EXERCISE INPUTS
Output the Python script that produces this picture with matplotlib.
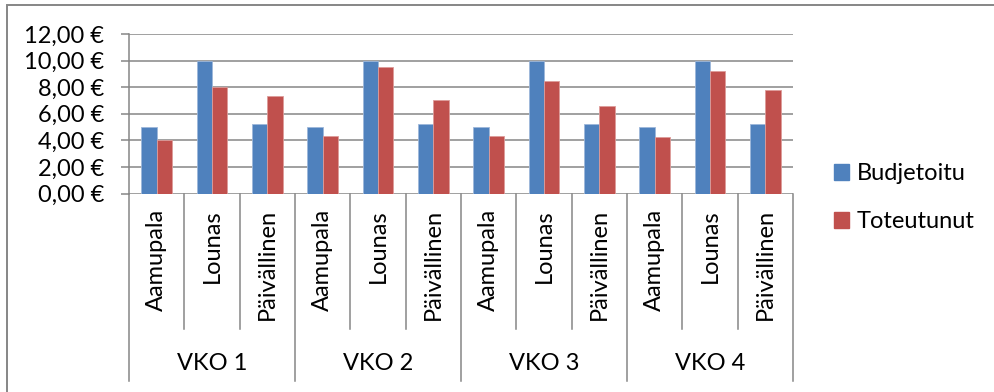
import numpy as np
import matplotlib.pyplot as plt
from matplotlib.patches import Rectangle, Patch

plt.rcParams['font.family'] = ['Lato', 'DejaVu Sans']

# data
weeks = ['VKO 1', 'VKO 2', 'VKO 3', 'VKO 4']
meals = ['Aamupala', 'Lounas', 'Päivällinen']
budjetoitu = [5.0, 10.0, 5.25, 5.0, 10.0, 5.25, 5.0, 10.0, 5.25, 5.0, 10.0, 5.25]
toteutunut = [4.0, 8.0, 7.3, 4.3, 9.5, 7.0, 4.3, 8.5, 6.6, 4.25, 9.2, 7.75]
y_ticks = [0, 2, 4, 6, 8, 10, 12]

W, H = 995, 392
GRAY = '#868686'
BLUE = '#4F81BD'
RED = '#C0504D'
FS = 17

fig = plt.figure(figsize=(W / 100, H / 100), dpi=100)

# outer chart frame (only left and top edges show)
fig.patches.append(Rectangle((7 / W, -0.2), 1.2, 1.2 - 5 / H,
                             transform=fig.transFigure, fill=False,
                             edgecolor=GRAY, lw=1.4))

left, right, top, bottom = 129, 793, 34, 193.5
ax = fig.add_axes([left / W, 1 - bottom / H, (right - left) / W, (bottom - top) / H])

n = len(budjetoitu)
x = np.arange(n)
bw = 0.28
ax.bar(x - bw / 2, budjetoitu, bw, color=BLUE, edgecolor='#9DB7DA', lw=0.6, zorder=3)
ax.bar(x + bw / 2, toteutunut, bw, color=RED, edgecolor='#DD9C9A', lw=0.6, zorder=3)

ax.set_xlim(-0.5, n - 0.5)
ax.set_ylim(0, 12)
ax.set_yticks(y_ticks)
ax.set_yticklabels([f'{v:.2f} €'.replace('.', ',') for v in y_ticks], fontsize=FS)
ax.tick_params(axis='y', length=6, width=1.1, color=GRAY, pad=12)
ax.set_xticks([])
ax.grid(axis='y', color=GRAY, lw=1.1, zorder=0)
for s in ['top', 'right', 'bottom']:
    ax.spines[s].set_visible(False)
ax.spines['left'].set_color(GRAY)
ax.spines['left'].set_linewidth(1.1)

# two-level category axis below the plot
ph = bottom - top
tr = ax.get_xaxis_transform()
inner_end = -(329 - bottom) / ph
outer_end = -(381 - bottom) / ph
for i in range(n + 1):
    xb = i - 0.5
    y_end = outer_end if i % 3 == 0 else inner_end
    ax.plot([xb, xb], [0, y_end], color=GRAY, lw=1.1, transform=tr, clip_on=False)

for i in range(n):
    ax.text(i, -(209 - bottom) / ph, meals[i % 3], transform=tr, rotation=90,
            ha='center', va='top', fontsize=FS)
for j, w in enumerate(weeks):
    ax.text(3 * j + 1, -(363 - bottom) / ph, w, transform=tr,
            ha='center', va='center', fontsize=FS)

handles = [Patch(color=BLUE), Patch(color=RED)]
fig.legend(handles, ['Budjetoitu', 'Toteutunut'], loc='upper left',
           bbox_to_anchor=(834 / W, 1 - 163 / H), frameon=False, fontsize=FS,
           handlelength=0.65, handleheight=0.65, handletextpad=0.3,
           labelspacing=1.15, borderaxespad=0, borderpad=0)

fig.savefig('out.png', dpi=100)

---

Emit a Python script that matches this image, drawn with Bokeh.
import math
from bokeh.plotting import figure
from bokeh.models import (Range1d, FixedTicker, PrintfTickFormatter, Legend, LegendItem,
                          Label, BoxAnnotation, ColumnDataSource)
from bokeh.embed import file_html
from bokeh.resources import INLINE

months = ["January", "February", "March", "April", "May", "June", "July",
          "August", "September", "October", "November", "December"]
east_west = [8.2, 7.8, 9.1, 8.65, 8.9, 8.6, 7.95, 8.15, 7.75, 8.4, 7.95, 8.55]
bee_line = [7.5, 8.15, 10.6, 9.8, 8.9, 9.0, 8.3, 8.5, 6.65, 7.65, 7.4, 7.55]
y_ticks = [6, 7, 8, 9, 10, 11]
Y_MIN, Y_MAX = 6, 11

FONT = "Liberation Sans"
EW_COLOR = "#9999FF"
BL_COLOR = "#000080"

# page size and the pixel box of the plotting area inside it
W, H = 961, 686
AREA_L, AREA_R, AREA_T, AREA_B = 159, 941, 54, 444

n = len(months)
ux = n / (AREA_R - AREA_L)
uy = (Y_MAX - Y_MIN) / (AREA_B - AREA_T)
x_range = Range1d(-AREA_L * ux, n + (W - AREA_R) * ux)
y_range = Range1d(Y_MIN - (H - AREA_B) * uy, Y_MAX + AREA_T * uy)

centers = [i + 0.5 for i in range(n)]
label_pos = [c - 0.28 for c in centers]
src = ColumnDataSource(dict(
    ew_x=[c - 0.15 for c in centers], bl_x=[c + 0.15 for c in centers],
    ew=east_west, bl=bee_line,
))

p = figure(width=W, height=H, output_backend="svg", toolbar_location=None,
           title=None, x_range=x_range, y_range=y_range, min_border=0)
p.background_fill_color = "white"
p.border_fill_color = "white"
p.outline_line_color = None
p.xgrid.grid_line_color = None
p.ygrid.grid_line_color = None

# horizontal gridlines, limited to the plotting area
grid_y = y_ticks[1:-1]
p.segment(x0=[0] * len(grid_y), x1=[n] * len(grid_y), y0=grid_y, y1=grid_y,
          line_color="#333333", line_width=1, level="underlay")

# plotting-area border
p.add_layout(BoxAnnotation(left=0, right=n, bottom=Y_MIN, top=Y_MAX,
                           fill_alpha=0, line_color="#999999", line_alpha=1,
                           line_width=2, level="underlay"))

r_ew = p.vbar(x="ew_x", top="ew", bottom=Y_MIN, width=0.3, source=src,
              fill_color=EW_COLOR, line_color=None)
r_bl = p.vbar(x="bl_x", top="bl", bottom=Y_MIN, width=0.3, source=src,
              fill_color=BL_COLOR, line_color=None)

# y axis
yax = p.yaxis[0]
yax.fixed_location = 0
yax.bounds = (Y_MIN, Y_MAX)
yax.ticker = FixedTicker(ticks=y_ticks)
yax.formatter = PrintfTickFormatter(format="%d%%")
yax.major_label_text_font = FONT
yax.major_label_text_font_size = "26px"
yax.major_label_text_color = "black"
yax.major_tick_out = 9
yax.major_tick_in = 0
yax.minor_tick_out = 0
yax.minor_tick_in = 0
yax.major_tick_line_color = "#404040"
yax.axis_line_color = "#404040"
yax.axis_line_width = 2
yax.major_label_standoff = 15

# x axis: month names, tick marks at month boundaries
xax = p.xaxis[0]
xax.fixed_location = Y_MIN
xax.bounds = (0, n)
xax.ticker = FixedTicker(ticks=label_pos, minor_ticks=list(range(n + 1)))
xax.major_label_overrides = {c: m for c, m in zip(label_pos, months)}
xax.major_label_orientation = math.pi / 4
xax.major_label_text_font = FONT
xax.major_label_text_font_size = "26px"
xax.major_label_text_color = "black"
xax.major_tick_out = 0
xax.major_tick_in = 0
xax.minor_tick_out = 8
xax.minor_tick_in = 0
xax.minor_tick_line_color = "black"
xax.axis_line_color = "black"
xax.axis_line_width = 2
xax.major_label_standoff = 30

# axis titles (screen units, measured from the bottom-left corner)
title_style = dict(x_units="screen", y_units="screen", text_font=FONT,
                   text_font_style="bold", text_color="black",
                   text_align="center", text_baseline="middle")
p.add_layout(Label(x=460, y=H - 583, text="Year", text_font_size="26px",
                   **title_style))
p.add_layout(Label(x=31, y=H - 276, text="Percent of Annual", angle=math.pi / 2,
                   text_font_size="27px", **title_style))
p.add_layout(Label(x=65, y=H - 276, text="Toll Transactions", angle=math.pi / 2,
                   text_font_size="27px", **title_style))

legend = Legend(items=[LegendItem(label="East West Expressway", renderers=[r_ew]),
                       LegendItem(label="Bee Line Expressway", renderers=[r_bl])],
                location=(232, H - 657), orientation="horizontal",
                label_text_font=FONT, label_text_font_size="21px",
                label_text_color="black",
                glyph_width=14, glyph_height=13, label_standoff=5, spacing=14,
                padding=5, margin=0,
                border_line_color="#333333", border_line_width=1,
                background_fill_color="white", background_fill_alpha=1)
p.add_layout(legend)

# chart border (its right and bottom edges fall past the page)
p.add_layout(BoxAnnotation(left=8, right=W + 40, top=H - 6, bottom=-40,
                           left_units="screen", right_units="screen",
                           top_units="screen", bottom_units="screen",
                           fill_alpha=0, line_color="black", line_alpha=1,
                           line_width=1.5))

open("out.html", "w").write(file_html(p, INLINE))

--

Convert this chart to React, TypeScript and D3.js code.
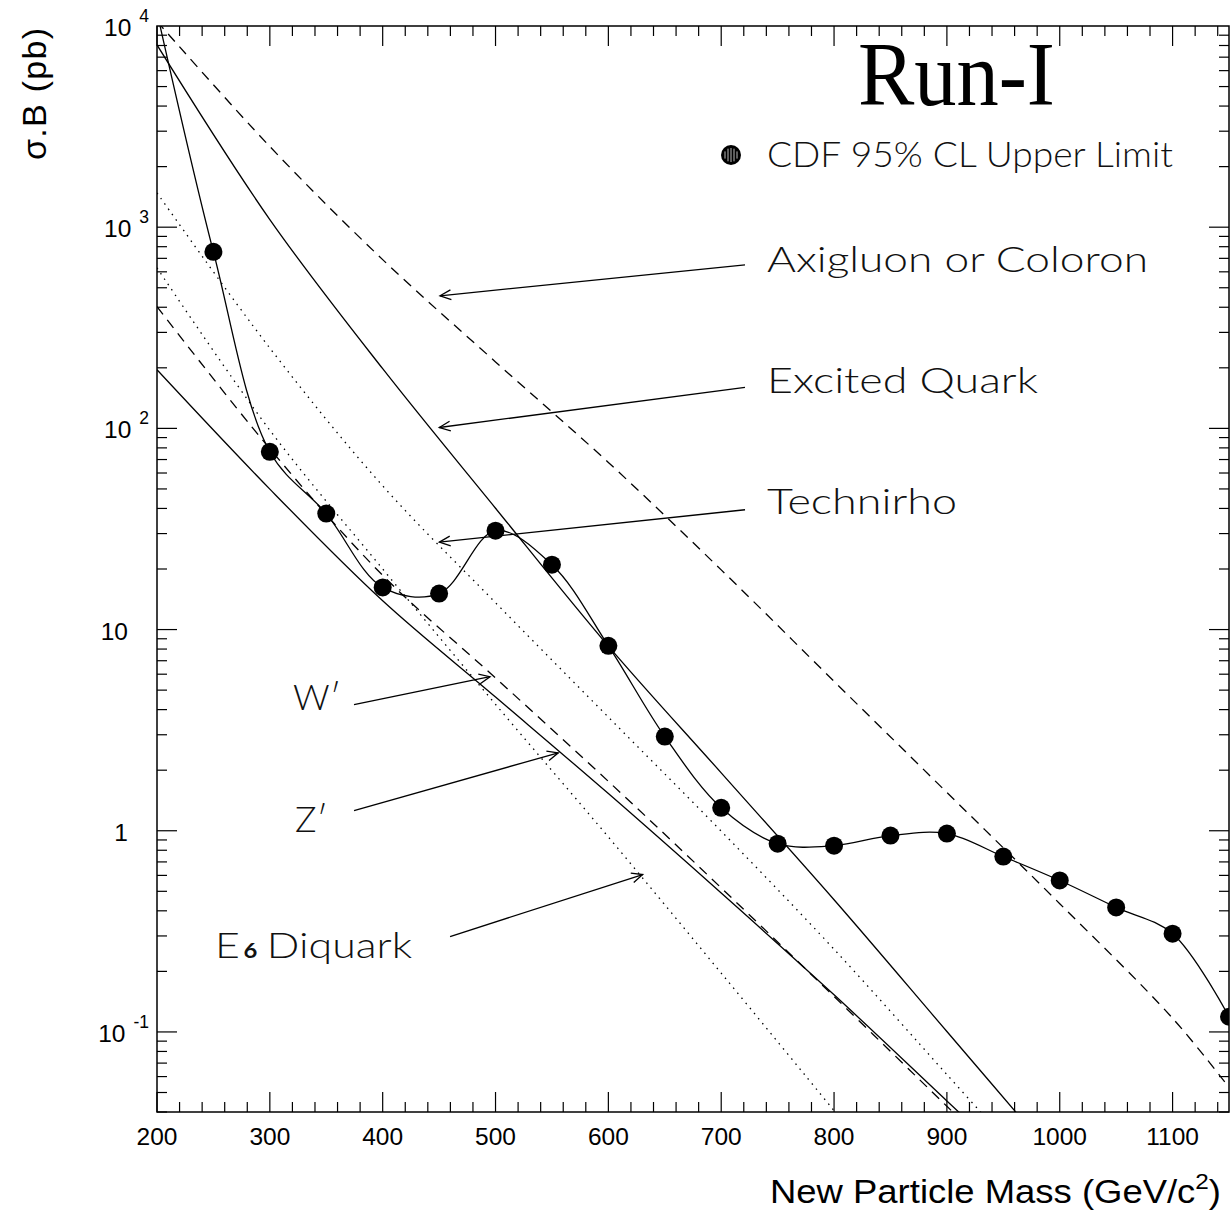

WHAT TO DO
Output exactly the lines from the one containing "Output the Python" through the one containing "plt.rcParams['font.family'] = ['Lato', 'DejaVu", both included, and nothing else; leave out any pictures.

OUTPUT FOR THIS TASK
Output the Python script that produces this picture with matplotlib.
import numpy as np
import matplotlib.pyplot as plt
from matplotlib.patches import Rectangle, Patch

plt.rcParams['font.family'] = ['Lato', 'DejaVu Sans']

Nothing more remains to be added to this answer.